Conheça os bruxos de São João de Meriti que viralizaram na internet
RIO — Bruxas habitam o imaginário popular desde o começo do mundo com suas roupas pretas, gatos pretos e vassouras voadoras. Alana Morgana, de 66 anos, atende a todas características das bruxas clássicas que, na Idade Média, foram caçadas e queimadas em fogueiras:
— Sou bruxa e gosto de ser chamada de bruxa. Uso preto, tenho gatos pretos e sou roqueira. Faz parte do meu marketing — conta com orgulho enquanto mexe no cordão de pentagrama no templo Wicca que construiu sobre a casa onde vive em São João de Meriti:
— Na Baixada Fluminense é assim. Se quer aumentar a propriedade, constrói em cima.
A relação com o ocultismo da bruxa nascida e criada em Meriti vem de berço: o avô praticava quiromancia (leitura de mãos), despertando o interesse da neta pela magia. Antes de dedicar-se à bruxaria, entretanto, Alana estudou Ciências Sociais na Uerj, mas não completou o curso por causa do regime militar. Mais tarde, ela se formou em História.
— Bruxo deve ter conhecimento interior. A maioria dos wiccanos possui ensino superior completo ou são autodidatas — esclarece.
Esta é a primeira vez em 30 anos que Alana e seus seguidores enfrentam represálias tão severas por serem bruxos. O pesadelo começou após boatos nas redes sociais atribuírem ao grupo wiccano Tradição Athena Pronaia, fundado em 2005, a culpa pelo suposto desaparecimento e sacrifício de crianças para rituais satânicos.
Alana denunciou as ameaças de morte recebidas por telefonemas, redes sociais e da vizinhança na 64ª DP de Vilar dos Teles.
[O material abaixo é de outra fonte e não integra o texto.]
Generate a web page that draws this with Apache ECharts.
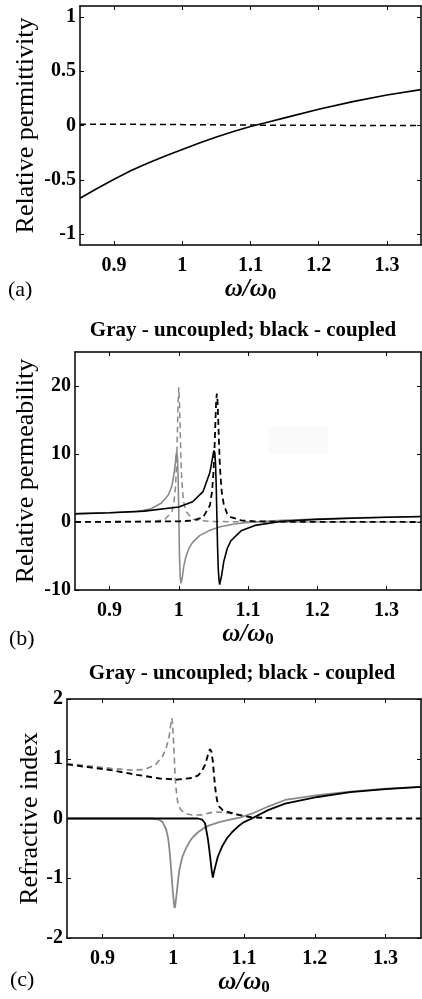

O caso deve ser encaminhado para a Delegacia de Repressão a Crimes de Informática; ele está sendo acompanhado pela Secretaria de Direitos Humanos e a Coordenadoria de Promoção da Liberdade Religiiosa.
Antes das notícias falsas se propagarem, a única preocupação na vizinhança tomada por igrejas evangélicas era uma mulher que colocava óleo ungido no portão de sua casa e a chamava de "do diabo".
— Wiccas sequer acreditam no Satanás — diz Kaluanã Pronaia, de 51 anos. Seguidora fiel de Alana "minha senhora" Morgana, Kaluanã passeou do catolicismo ao umbanda até chegar na religião Wicca há oito anos. Ela também estava no vídeo que viralizou no Facebook no início deste mês. Vestidos com capas pretas, os membros do coven Corvos Courax fazem uma oferenda à deusa Hécate na madrugada. Um horário, segundo deles, propício para se conectar com a natureza.
Três covens — grupos de até 13 bruxos que se reúnem para celebrar os deuses wiccas — formam a Tradição Athena Pronaia: as Corujas Lunares, os Raízes da Terra e os recentemente expostos Corvos Courax. Juntos eles somam 23 integrantes e todos possuem símbolo da Tradição tatuado na nuca. A maioria conheceu Alana através da internet após ela ganhar visibilidade com colaborações em sites e revistas de ocultismo.
Embora seja a diretora da Escola de Artes Mágikas e Divinatórias, a principal fonte de renda de Morgana vem das consultas realizadas durante a semana. O preço varia de acordo com o trabalho a ser realizado: pode ser leitura de cartas, oráculos, runas e outros. Trazer sorte no amor e sucesso no carreira são as causas pelas quais é mais procurada. Em caso de cura de doenças, o serviço sai de graça.
Atualmente, a escola fundada em 1984 conta com 20 alunos e não cobra mensalidade para o estudo da religião Wicca — obrigatório para quem quer seguir a religião das bruxas ligadas às forças da natureza. Após a formação, que dura um ano e um dia, a dedicação wiccana é integral:
— Sou bruxa não por 24, mas 25 horas por dia. Se me procuram de madrugada com dor no estômago, por exemplo, tenho a obrigação de atender o pedido. Servir à grande deusa vem em primeiro lugar — explica Kaluanã, que é costureira de vestes pagãs.
Com exceção de Alana e Kaluanã, cujas profissões estão ligadas à religiosidade, os outros membros da Tradição são enfermeiros, funcionários públicos, DJs, donas de casa, produtores de teatro, designers e até militares. Magnus Pronaia, de 28 anos, é consultor gastronômico e afirma que, embora a religião Wicca seja rodeada de mistérios, seus seguidores são indivíduos normais:
— Vestindo preto e com tatuagens... Somos pessoas como qualquer outra. Gostamos de sair nos finais de semana para ir à shows, cinema e nos encontrar com os amigos para beber — diz ele.